Prompt
Leave the pictures out and retype the lines from the beginning through the line with "plt.rcParams['font.family'] = ['Liberation", both ends included.

-- -- --

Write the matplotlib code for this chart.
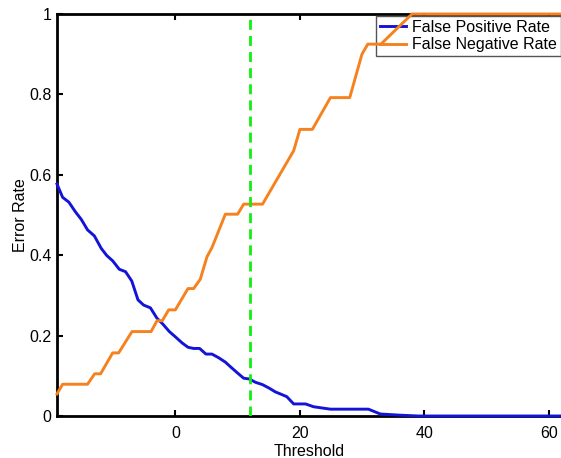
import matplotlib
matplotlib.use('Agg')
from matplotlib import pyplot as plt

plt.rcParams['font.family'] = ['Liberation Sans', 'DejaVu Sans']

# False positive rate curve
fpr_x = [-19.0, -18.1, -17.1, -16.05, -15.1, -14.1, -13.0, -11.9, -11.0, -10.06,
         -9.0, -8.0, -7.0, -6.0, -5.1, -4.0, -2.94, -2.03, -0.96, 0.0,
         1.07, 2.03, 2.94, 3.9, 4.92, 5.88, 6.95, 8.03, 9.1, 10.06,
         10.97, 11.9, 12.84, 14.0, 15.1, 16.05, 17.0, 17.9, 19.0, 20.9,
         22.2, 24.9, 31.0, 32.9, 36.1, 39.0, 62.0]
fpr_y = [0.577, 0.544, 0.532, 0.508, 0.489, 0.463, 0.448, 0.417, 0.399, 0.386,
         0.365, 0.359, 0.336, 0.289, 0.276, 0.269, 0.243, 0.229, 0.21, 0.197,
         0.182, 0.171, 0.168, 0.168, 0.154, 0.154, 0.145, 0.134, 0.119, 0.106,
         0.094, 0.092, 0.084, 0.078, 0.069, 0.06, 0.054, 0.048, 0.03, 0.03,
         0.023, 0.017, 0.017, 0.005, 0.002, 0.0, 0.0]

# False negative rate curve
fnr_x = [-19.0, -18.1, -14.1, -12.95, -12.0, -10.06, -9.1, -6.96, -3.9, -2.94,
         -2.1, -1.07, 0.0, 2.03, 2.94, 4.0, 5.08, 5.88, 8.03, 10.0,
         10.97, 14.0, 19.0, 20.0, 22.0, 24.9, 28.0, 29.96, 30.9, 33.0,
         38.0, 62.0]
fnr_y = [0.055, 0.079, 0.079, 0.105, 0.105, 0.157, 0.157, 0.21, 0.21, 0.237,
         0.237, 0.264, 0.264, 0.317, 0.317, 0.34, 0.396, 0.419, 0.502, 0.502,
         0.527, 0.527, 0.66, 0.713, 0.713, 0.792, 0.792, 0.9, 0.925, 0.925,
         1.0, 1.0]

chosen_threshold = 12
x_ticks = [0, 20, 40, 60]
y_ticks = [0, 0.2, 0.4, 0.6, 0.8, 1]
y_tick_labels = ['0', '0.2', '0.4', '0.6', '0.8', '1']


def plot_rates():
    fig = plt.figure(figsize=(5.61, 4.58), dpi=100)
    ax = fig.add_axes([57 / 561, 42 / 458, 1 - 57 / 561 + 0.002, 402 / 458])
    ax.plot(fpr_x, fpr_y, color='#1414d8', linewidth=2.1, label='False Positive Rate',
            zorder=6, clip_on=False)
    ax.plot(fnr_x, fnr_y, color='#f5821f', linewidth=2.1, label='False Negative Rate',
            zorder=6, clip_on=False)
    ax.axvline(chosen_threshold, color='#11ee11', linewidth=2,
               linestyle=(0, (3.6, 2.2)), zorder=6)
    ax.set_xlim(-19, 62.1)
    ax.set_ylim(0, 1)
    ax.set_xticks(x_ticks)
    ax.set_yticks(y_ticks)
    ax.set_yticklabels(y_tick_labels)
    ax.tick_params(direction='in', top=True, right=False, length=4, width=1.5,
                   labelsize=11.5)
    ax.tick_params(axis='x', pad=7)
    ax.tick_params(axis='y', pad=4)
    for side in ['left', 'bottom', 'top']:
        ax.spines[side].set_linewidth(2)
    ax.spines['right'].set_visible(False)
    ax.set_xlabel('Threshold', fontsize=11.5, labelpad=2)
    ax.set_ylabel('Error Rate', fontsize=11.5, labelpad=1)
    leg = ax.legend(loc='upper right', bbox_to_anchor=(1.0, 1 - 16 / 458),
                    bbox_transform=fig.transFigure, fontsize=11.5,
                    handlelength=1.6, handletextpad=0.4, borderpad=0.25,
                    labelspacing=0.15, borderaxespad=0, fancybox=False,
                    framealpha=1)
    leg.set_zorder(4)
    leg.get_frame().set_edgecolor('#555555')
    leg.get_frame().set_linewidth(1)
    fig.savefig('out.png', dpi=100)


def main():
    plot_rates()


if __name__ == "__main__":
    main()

-- -- --

Result
Write the matplotlib code for this chart.
import matplotlib
matplotlib.use('Agg')
from matplotlib import pyplot as plt

plt.rcParams['font.family'] = ['Liberation Sans', 'DejaVu Sans']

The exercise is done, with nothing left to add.